El sol sobre los hombros. Y en este trozo sin tinta de una de las páginas del periódico del sábado, la sombra de una mano escribiendo con letra menuda. Esta sombra a la que recuerdo a veces entretenida volviéndose animal. Cuatro dedos estirados podían ser la cresta de un gallo. Dos pulgares erguidos las orejas de un conejo. Hoy es toda ella un topo silencioso que ara a lápiz renglones apretados. Laborioso topo en un empeño sin más objeto que la dicha efímera de las palabras. Al día le ha costado abrirse a la luz. Traía de la noche como un rencor tenaz. Ríe ahora y todo parece olvidado. Es una suerte que así sea. Pule el sol este mar calmo que llega a la arena vuelto vidrio. Cristal que en la distancia es esmeralda y espejo, pero que cuando se entra en él descubrimos tan transparente como el aire. Sombra de una mano al mediodía sobre el papel ya amarillento de un periódico. La cala está casi sola. Por encima del silencio, de estos cuerpos nuestros reblandecidos en la luz, la calma y la arena, se oyen sólo los cencerros de unas vacas que pastan entre el brezo que crece hasta la misma playa. Pienso en aquellos versos de Jorge Guillén que uno tuvo a veces por demasiado exquisitos. Recostado sobre una piedra siento como en el poema que tampoco aquí pasa nada, salvo que uno juraría de pronto que “el mundo está bien / hecho. El instante lo exalta / a marea, de tan alta, / de tan alta, sin vaivén”. De pronto, sí, y por un instante de confortable flaqueza.

miércoles, septiembre 01, 2010

Regando

En la plaza del Marqués un empleado de la limpieza riega el adoquinado. Me encuentro por allí a R. Cómo andan las cosas por la administración, me pregunta.

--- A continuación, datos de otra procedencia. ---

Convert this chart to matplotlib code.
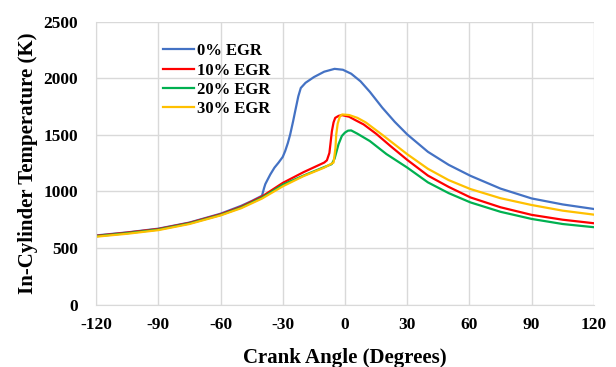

Ya te lo puedes imaginar, le respondo, con muchas apreturas presupuestarias. No me extraña, replica, llevamos años derrochando el dinero público. En Dinamarca, donde he estado hace poco son mucho más austeros que aquí. Y eso se necesita por estos pagos: menos alegrías en el gasto. Me intereso entonces por ese viaje suyo al que ha hecho referencia de pasada. Así que has estado en Dinamarca de vacaciones. Bueno, en realidad, no han sido vacaciones. Hemos ido allí sólo a comer. Han elegido recientemente al restaurante del Moma de Copenhage como el mejor del mundo y fuimos a comprobar si merecía la distinción. Contra la fachada barroca, pero austera, del palacio Revillagigedo resalta la chaquetilla naranja fosforescente del barrendero. Con el agua a presión de la manguera arrastra los restos de la farra nocturna hacia los sumideros. Esa imagen, como de purificación de la ciudad, a esa hora imprecisa del amanecer en que termina la noche para quienes vienen de apurarla y comienza la jornada camino de los quehaceres cotidianos para el resto, abre o cierra a veces algunas películas. Ese torrente de agua que limpia las calles pone un espacio en blanco entre la letra apretada de los días. Se parece a los propósitos de enmienda. Me despido de mi amigo. Se va caminando sobre el pavimento ya regado.